Os autores do primeiro Atlas de Variação em Saúde no SNS defenderam esta segunda-feira que o estudo pretende “lançar pistas” para investigação e medidas para reduzir desigualdades e não aferir a qualidade da prestação de cuidados nos diferentes distritos.
O projeto de investigação, que será apresentado na terça-feira, em Lisboa, foi coordenado pelo Laboratório Colaborativo Value for Health CoLAB em colaboração com a Escola Nacional de Saúde Pública da Universidade Nova de Lisboa (ENSP-Nova).
Os autores demonstram a existência de variação geográfica num conjunto de indicadores relacionados com internamentos e procedimentos hospitalares entre os 18 distritos do continente, apresentando 21 mapas com doenças associadas a um elevado esforço em número de procedimentos e despesa para o Serviço Nacional de Saúde.
Em declarações à agência Lusa, a diretora da ENSP-Nova, Sónia Dias, adiantou que o aumento da doença crónica e o envelhecimento da população estão a colocar “uma enorme pressão nos sistemas de saúde de todo o mundo e o português não é exceção”, destacando a importância deste documento para “lançar pistas” para futuras investigações.
“São estudos como este que nos permitem proporcionar, na verdade, uma evidência para apoiar políticas e intervenções que permitam um cuidado mais justo e eficaz a todos os cidadãos e que, pelo contrário, não seja exatamente pela área de residência que vão ter maiores desigualdades”, defendeu.
Atlas revela que saúde dos portugueses varia consoante os distritos onde vivem
Para Sónia Dias, “será muito interessante” avançar com uma investigação que permita “compreender mais” as causas das variações encontradas entre distritos e uma investigação mais direcionada para a organização dos cuidados de saúde baseada nas diferentes necessidades e especificidades das regiões.
Para o cirurgião cardiotorácico, José Fragata, este documento reveste-se de “uma importância muito grande”, porque “marca verdadeiramente” abrir os dados oficiais sobre saúde para “ajudar os decisores de saúde a fazer diagnósticos e depois, desejavelmente, implementar medidas de correção”.
Para José Fragata, é preciso investigar os fatores que levam a que existam, por exemplo, tantas diferenças entre as regiões do país nas taxas de cesarianas, nas complicações da diabetes ou nas taxas de substituições de prótese da anca, para tomar decisões, sublinhando que o atlas visa chamar a atenção para os resultados que dependem “da boa ou má utilização de recursos”.
“Nós vemos muitas vezes agentes políticos ao mais alto nível dizerem que o Serviço Nacional de Saúde está melhor, porque se fizeram mais cirurgias, mais consultas, mas essa métrica do volume está ultrapassada. Eu não sei se fazer demais é aquilo que é preciso. Provavelmente fazer mais adequado é aquilo que será mais recomendável”, adiantou, rematando que “este mapa mostra que, independentemente de se fazer demais, como dizem, há sítios onde se está a fazer de menos”.

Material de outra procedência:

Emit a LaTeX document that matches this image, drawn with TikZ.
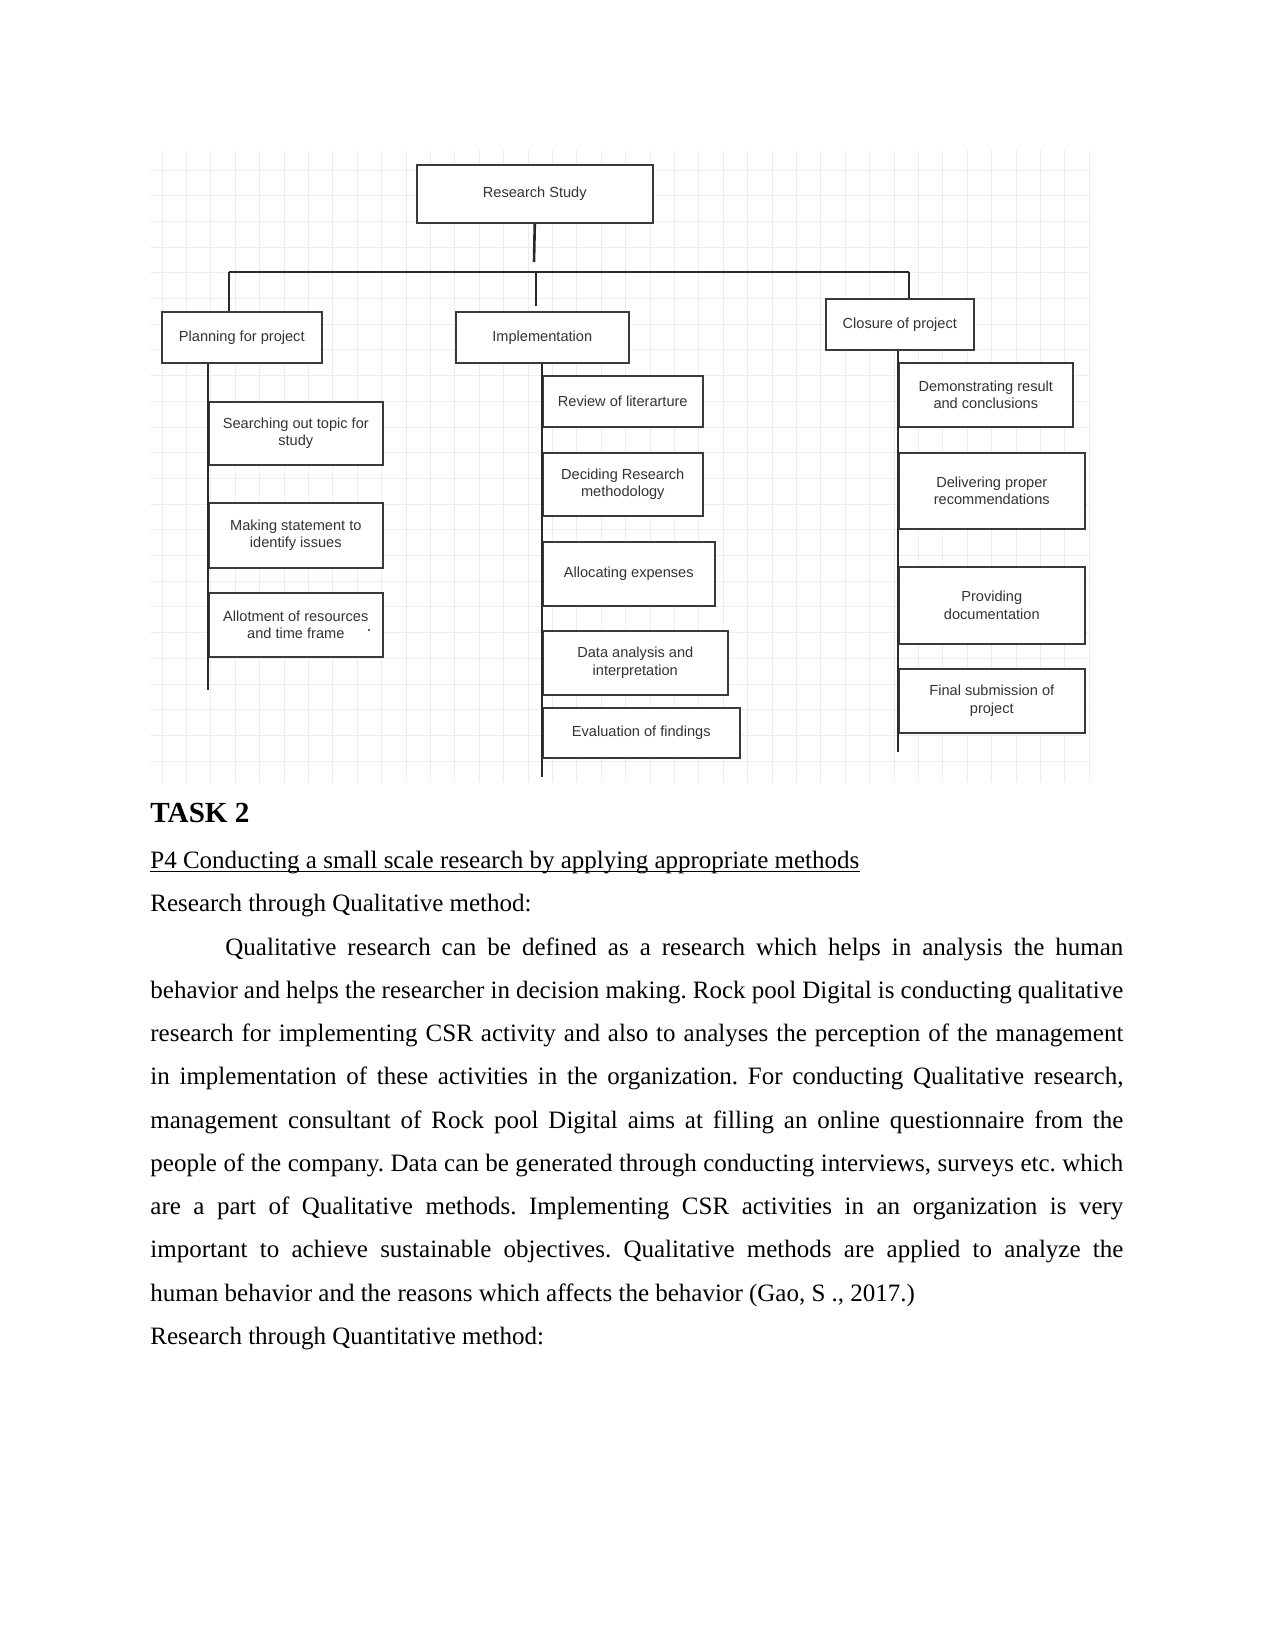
\documentclass[tikz,border=0pt]{standalone}
\usepackage{fontspec}
\setmainfont{Liberation Serif}
\newfontfamily\diagfont{Liberation Sans}
\frenchspacing
\definecolor{gridc}{HTML}{ECECF1}
\definecolor{linec}{HTML}{2A2A2A}
\definecolor{boxline}{HTML}{3A3A3A}
\definecolor{boxtext}{HTML}{333333}
\tikzset{
  box/.style={draw=boxline, line width=0.75pt, fill=white, inner sep=1pt, align=center,
    font=\diagfont\fontsize{7}{8.4}\selectfont, text=boxtext, anchor=north west},
  conn/.style={draw=linec, line width=1.25pt},
  bodyline/.style={anchor=base west, inner sep=0pt, font=\fontsize{12}{14}\selectfont}
}
\newcommand\bx[6]{\node[box, minimum width=#4*0.48pt, minimum height=#5*0.48pt] (#1) at (#2,#3) {#6};}
\begin{document}
\begin{tikzpicture}[x=0.48pt, y=-0.48pt]
\useasboundingbox (0,0) rectangle (1275,1650);
% grid
\foreach \gx in {0,...,38} {\draw[gridc, line width=0.45pt] ({162+24.4*\gx},150) -- ({162+24.4*\gx},782);}
\foreach \gy in {0,...,23} {\draw[gridc, line width=0.45pt] (150,{170+25.7*\gy}) -- (1090,{170+25.7*\gy});}
% top
\bx{rs}{416}{164}{236}{58}{Research Study}
\bx{plan}{161}{311}{160}{51}{Planning for project}
\bx{impl}{455}{311}{173}{51}{Implementation}
\bx{clos}{825}{298}{148}{51}{Closure of project}
% planning children
\bx{p1}{208}{401}{174}{63}{Searching out topic for\\study}
\bx{p2}{208}{502}{174}{65}{Making statement to\\identify issues}
\bx{p3}{208}{592}{174}{64}{Allotment of resources\\and time frame}
% implementation children
\bx{i1}{542}{375}{160}{51}{Review of literarture}
\bx{i2}{542}{452}{160}{63}{Deciding Research\\methodology}
\bx{i3}{542}{541}{172}{64}{Allocating expenses}
\bx{i4}{542}{630}{185}{64}{Data analysis and\\interpretation}
\bx{i5}{542}{707}{197}{50}{Evaluation of findings}
% closure children
\bx{c1}{898}{362}{174}{64}{Demonstrating result\\and conclusions}
\bx{c2}{898}{452}{186}{76}{Delivering proper\\recommendations}
\bx{c3}{898}{566}{186}{77}{Providing\\documentation}
\bx{c4}{898}{668}{186}{64}{Final submission of\\project}
\fill[linec] (369,630) circle (1.2);
% connectors
\coordinate (hl) at (229,272);
\coordinate (hm) at (534,272);
\coordinate (hr) at (909,272);
\coordinate (hmi) at (536,272);
\draw[conn] (rs.south) -- (534,262);
\draw[conn] (hl) -- (hr);
\draw[conn] (hl) -- (hl |- plan.north);
\draw[conn] (hmi) -- (536,306);
\draw[conn] (hr) -- (hr |- clos.north);
\coordinate (pe) at (208,690);
\coordinate (ie) at (542,777);
\coordinate (ce) at (898,752);
\draw[conn] (pe |- plan.south) -- (pe);
\draw[conn] (ie |- impl.south) -- (ie);
\draw[conn] (ce |- clos.south) -- (ce);
% body text
\node[bodyline, font=\fontsize{14}{16}\selectfont\bfseries] (t0) at (150,822) {TASK 2};
\node[bodyline] (t1) at (150,868) {P4 Conducting a small scale research by applying appropriate methods};
\draw[line width=0.55pt] ([yshift=-1.6pt]t1.base west) -- ([yshift=-1.6pt]t1.base east);
\node[bodyline] (t2) at (150,911) {Research through Qualitative method:};
\node[bodyline] (t3) at (225,955) {\makebox[431pt][s]{Qualitative research can be defined as a research which helps in analysis the human}};
\node[bodyline] (t4) at (150,998) {\makebox[467pt][s]{behavior and helps the researcher in decision making. Rock pool Digital is conducting qualitative}};
\node[bodyline] (t5) at (150,1041) {\makebox[467pt][s]{research for implementing CSR activity and also to analyses the perception of the management}};
\node[bodyline] (t6) at (150,1084) {\makebox[467pt][s]{in implementation of these activities in the organization. For conducting Qualitative research,}};
\node[bodyline] (t7) at (150,1128) {\makebox[467pt][s]{management consultant of Rock pool Digital aims at filling an online questionnaire from the}};
\node[bodyline] (t8) at (150,1171) {\makebox[467pt][s]{people of the company. Data can be generated through conducting interviews, surveys etc. which}};
\node[bodyline] (t9) at (150,1214) {\makebox[467pt][s]{are a part of Qualitative methods. Implementing CSR activities in an organization is very}};
\node[bodyline] (t10) at (150,1257) {\makebox[467pt][s]{important to achieve sustainable objectives. Qualitative methods are applied to analyze the}};
\node[bodyline] (t11) at (150,1301) {human behavior and the reasons which affects the behavior (Gao, S ., 2017.)};
\node[bodyline] (t12) at (150,1344) {Research through Quantitative method:};
\end{tikzpicture}
\end{document}
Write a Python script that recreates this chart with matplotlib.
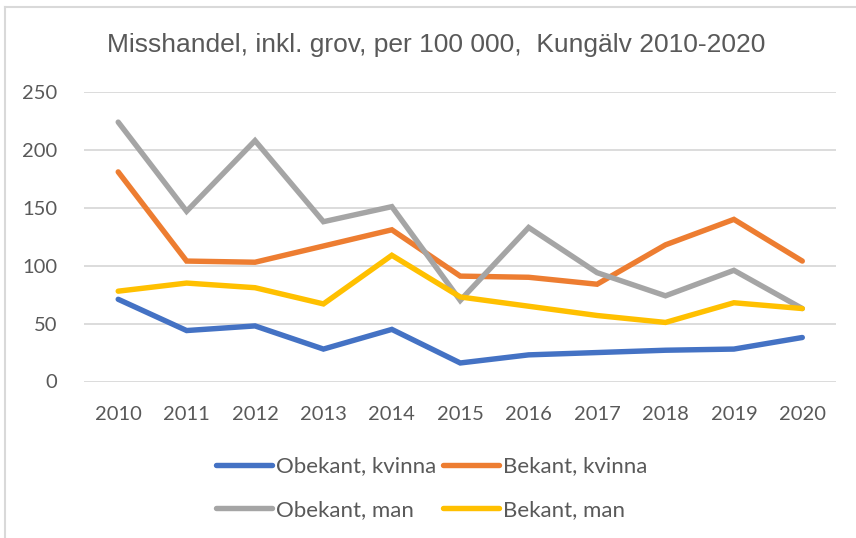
import matplotlib
matplotlib.use('Agg')
import matplotlib.pyplot as plt
from matplotlib.lines import Line2D
import numpy as np

years = [2010, 2011, 2012, 2013, 2014, 2015, 2016, 2017, 2018, 2019, 2020]
obekant_kvinna = [71, 44, 48, 28, 45, 16, 23, 25, 27, 28, 38]
bekant_kvinna = [181, 104, 103, 117, 131, 91, 90, 84, 118, 140, 104]
obekant_man = [224, 147, 208, 138, 151, 70, 133, 94, 74, 96, 63]
bekant_man = [78, 85, 81, 67, 109, 73, 65, 57, 51, 68, 63]
y_ticks = [0, 50, 100, 150, 200, 250]

title = 'Misshandel, inkl. grov, per 100 000,  Kungälv 2010-2020'
series = [
    ('Obekant, kvinna', obekant_kvinna, '#4472C4'),
    ('Bekant, kvinna', bekant_kvinna, '#ED7D31'),
    ('Obekant, man', obekant_man, '#A5A5A5'),
    ('Bekant, man', bekant_man, '#FFC000'),
]

txt = '#595959'
plt.rcParams['font.family'] = ['Lato', 'DejaVu Sans']

fig = plt.figure(figsize=(8.56, 5.38), dpi=100)
ax = fig.add_axes([84/856, 1-381.5/538, (836.5-84)/856, (381.5-92)/538])

x = np.arange(len(years))
handles = {}
for name, vals, col in series:
    ln, = ax.plot(x, vals, color=col, lw=3.9, solid_capstyle='round',
                  solid_joinstyle='miter', label=name)
    handles[name] = ln

ax.set_xlim(-0.5, len(years)-0.5)
ax.set_ylim(0, 250)
ax.set_yticks(y_ticks)
ax.set_xticks(x)
ax.set_xticklabels([str(y) for y in years])
ax.grid(axis='y', color='#D9D9D9', lw=1.3)
ax.set_axisbelow(True)
for s in ax.spines.values():
    s.set_visible(False)
ax.tick_params(axis='both', length=0, labelsize=14.5, colors=txt)
ax.tick_params(axis='y', pad=19)
ax.tick_params(axis='x', pad=18)

fig.text(0.51, 1-45/538, title, ha='center', va='center', fontsize=19,
         color=txt, family=['Liberation Sans', 'DejaVu Sans'])

order = ['Obekant, kvinna', 'Obekant, man', 'Bekant, kvinna', 'Bekant, man']
fig.legend([handles[n] for n in order], order, ncol=2, loc='center',
           bbox_to_anchor=(432/856, 1-488/538), frameon=False,
           fontsize=16, labelcolor=txt, handlelength=2.5,
           handletextpad=0.2, columnspacing=0.3, labelspacing=1.05)

# outer chart frame (left and top edges visible in the crop)
fig.add_artist(Line2D([5/856, 5/856], [0, 1-7/538], color='#D9D9D9', lw=1.5,
                      transform=fig.transFigure))
fig.add_artist(Line2D([5/856, 1], [1-7/538, 1-7/538], color='#D9D9D9', lw=1.5,
                      transform=fig.transFigure))

fig.savefig('out.png', dpi=100)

No seu entender, esses recursos que são gastos em excesso num lado deviam ser utilizados nas zonas mais desfavorecidas, “a bem da equidade na prestação de cuidados de saúde, que é absolutamente fundamental”.
“Eu acho que no momento em que está a haver um esforço muito sério para melhorar o Serviço Nacional de Saúde, e de uma forma absolutamente incontornável a sua evolução para um sistema nacional de saúde, olhando a saúde como um todo, eu penso que este atlas de variação geográfica de saúde vai dar em Portugal o contributo que deu nos outros países onde foi feito”, declarou.
José Fragata sublinhou ainda que o estudo é “um contributo muito sério, não tem nada de política, nem de acusação, não é um ranking de qualidade, mas é verdadeiramente uma forma de levantar perguntas e causar desassossego”.
“Levantar perguntas que nos desinquietam a todos e pensar, porque é que um primo nosso que viva no extremo Trás-os-Montes há de ter resultados em saúde para várias doenças muito diferentes de um primo nosso que viva no litoral, no Porto ou em Lisboa ou noutro sítio. Eu acho que essa informação é importante exatamente para a alocação de recursos”, um papel que cabe ao Estado.
A diretora executiva do Value for Health CoLAB, Ana Rita Londral, acrescentou, por seu turno, que estes dados vão estar disponíveis a todos os cidadãos para poderem participar na discussão dos resultados da investigação.